### Goal
Do not repeat pictures. Repeat exactly the lines of the listing below from its first line through the line with "import plotly.graph_objects as go".

### Supplied material
[Start]

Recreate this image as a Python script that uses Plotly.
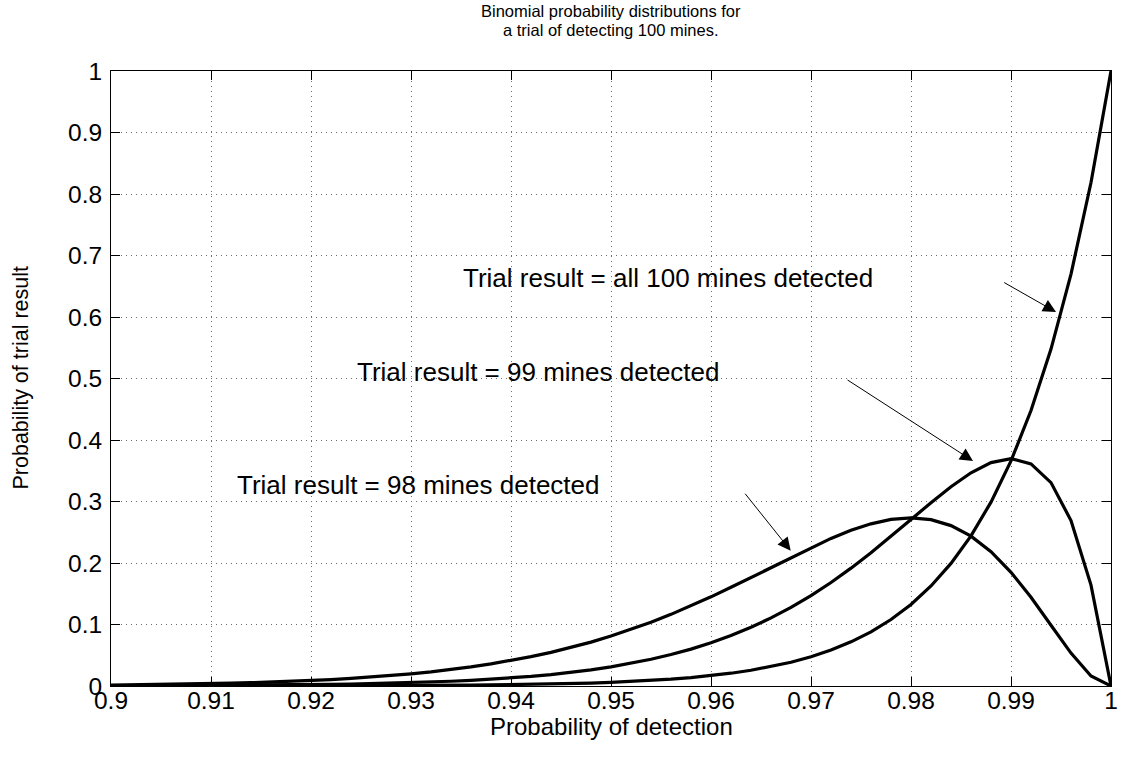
import plotly.graph_objects as go

# Probability of detection (x axis)
p_detect = [0.900, 0.902, 0.904, 0.906, 0.908, 0.910, 0.912, 0.914, 0.916, 0.918,
            0.920, 0.922, 0.924, 0.926, 0.928, 0.930, 0.932, 0.934, 0.936, 0.938,
            0.940, 0.942, 0.944, 0.946, 0.948, 0.950, 0.952, 0.954, 0.956, 0.958,
            0.960, 0.962, 0.964, 0.966, 0.968, 0.970, 0.972, 0.974, 0.976, 0.978,
            0.980, 0.982, 0.984, 0.986, 0.988, 0.990, 0.992, 0.994, 0.996, 0.998,
            1.000]

# Probability of trial result: all 100 mines detected
prob_100 = [0.0000, 0.0000, 0.0000, 0.0001, 0.0001, 0.0001, 0.0001, 0.0001, 0.0002, 0.0002,
            0.0002, 0.0003, 0.0004, 0.0005, 0.0006, 0.0007, 0.0009, 0.0011, 0.0013, 0.0017,
            0.0021, 0.0025, 0.0031, 0.0039, 0.0048, 0.0059, 0.0073, 0.0090, 0.0111, 0.0137,
            0.0169, 0.0208, 0.0256, 0.0315, 0.0387, 0.0476, 0.0584, 0.0718, 0.0881, 0.1081,
            0.1326, 0.1626, 0.1993, 0.2442, 0.2990, 0.3660, 0.4479, 0.5478, 0.6698, 0.8186,
            1.0000]

# Probability of trial result: 99 mines detected
prob_99 = [0.0003, 0.0004, 0.0004, 0.0005, 0.0007, 0.0008, 0.0010, 0.0012, 0.0014, 0.0017,
           0.0021, 0.0025, 0.0030, 0.0037, 0.0044, 0.0053, 0.0064, 0.0077, 0.0092, 0.0110,
           0.0131, 0.0156, 0.0186, 0.0222, 0.0263, 0.0312, 0.0368, 0.0435, 0.0511, 0.0600,
           0.0703, 0.0821, 0.0955, 0.1107, 0.1279, 0.1471, 0.1683, 0.1916, 0.2166, 0.2432,
           0.2707, 0.2981, 0.3241, 0.3467, 0.3632, 0.3697, 0.3612, 0.3307, 0.2690, 0.1640,
           0.0000]

# Probability of trial result: 98 mines detected
prob_98 = [0.0016, 0.0019, 0.0023, 0.0028, 0.0033, 0.0039, 0.0046, 0.0054, 0.0064, 0.0076,
           0.0090, 0.0105, 0.0124, 0.0145, 0.0169, 0.0198, 0.0230, 0.0268, 0.0310, 0.0359,
           0.0414, 0.0477, 0.0547, 0.0626, 0.0714, 0.0812, 0.0919, 0.1037, 0.1165, 0.1303,
           0.1450, 0.1605, 0.1765, 0.1929, 0.2093, 0.2252, 0.2400, 0.2531, 0.2637, 0.2708,
           0.2734, 0.2704, 0.2608, 0.2437, 0.2183, 0.1849, 0.1442, 0.0988, 0.0535, 0.0163,
           0.0000]

x_ticks = [0.9, 0.91, 0.92, 0.93, 0.94, 0.95, 0.96, 0.97, 0.98, 0.99, 1.0]
x_tick_labels = ["0.9", "0.91", "0.92", "0.93", "0.94", "0.95", "0.96", "0.97", "0.98", "0.99", "1"]
y_ticks = [0, 0.1, 0.2, 0.3, 0.4, 0.5, 0.6, 0.7, 0.8, 0.9, 1.0]
y_tick_labels = ["0", "0.1", "0.2", "0.3", "0.4", "0.5", "0.6", "0.7", "0.8", "0.9", "1"]

title_lines = ["Binomial probability distributions for", "a trial of detecting 100 mines."]
x_title = "Probability of detection"
y_title = "Probability of trial result"

labels = ["Trial result = all 100 mines detected",
          "Trial result = 99 mines detected",
          "Trial result = 98 mines detected"]
label_pos = [(0.9557, 0.6634), (0.9427, 0.5111), (0.9307, 0.3268)]
arrow_tail = [(0.98917, 0.6574), (0.9735, 0.4992), (0.9633, 0.3150)]
arrow_head = [(0.9945, 0.6081), (0.9862, 0.3659), (0.96797, 0.2200)]

FONT = "Liberation Sans, Arial, Helvetica, sans-serif"

fig = go.Figure()
for ys in (prob_100, prob_99, prob_98):
    fig.add_trace(go.Scatter(x=p_detect, y=ys, mode="lines",
                             line=dict(color="black", width=3.2),
                             showlegend=False, hoverinfo="skip"))

axis_common = dict(
    showline=True, linecolor="black", linewidth=1, mirror="ticks",
    ticks="inside", ticklen=9, tickwidth=1, tickcolor="black",
    showgrid=True, gridcolor="#707070", gridwidth=1, griddash="1px,4px",
    zeroline=False,
    tickfont=dict(family=FONT, size=24.5, color="black"),
)

fig.update_xaxes(range=[0.9, 1.0], tickvals=x_ticks, ticktext=x_tick_labels,
                 ticklabelstandoff=-7, **axis_common)
fig.update_yaxes(range=[0, 1.0], tickvals=y_ticks, ticktext=y_tick_labels,
                 ticklabelstandoff=3, **axis_common)

annotations = []
# title lines
annotations.append(dict(text=title_lines[0], xref="paper", yref="paper", x=0.5,
                        y=(71 - 11) / 615 + 1.0,
                        xanchor="center", yanchor="middle", showarrow=False,
                        font=dict(family=FONT, size=16.5, color="black")))
annotations.append(dict(text=title_lines[1], xref="paper", yref="paper", x=0.5,
                        y=(71 - 29.5) / 615 + 1.0,
                        xanchor="center", yanchor="middle", showarrow=False,
                        font=dict(family=FONT, size=16.5, color="black")))
# axis titles
annotations.append(dict(text=x_title, xref="paper", yref="paper", x=0.5,
                        y=(686 - 726) / 615,
                        xanchor="center", yanchor="middle", showarrow=False,
                        font=dict(family=FONT, size=24, color="black")))
annotations.append(dict(text=y_title, xref="paper", yref="paper", x=(20 - 111) / 1000, y=0.5,
                        xanchor="center", yanchor="middle", showarrow=False, textangle=-90,
                        font=dict(family=FONT, size=21.5, color="black")))
# curve labels
for txt, (lx, ly) in zip(labels, label_pos):
    annotations.append(dict(text=txt, xref="x", yref="y", x=lx, y=ly,
                            xanchor="center", yanchor="middle", showarrow=False,
                            font=dict(family=FONT, size=26, color="black")))
# arrows
for (tx, ty), (hx, hy) in zip(arrow_tail, arrow_head):
    annotations.append(dict(text="", xref="x", yref="y", x=hx, y=hy,
                            axref="x", ayref="y", ax=tx, ay=ty,
                            showarrow=True, arrowhead=2, arrowsize=2.6, arrowwidth=1,
                            arrowcolor="black", standoff=0, startstandoff=0))

fig.update_layout(
    width=1124, height=759,
    margin=dict(l=111, r=13, t=71, b=73, autoexpand=False),
    paper_bgcolor="white", plot_bgcolor="white",
    annotations=annotations,
    showlegend=False,
)

# remove the default page margin so the figure fills the 1124x759 window exactly
fig.write_html("out.html", config={"displayModeBar": False},
               post_script="document.body.style.margin='0';")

[End]

### Response to this exercise
Recreate this image as a Python script that uses Plotly.
import plotly.graph_objects as go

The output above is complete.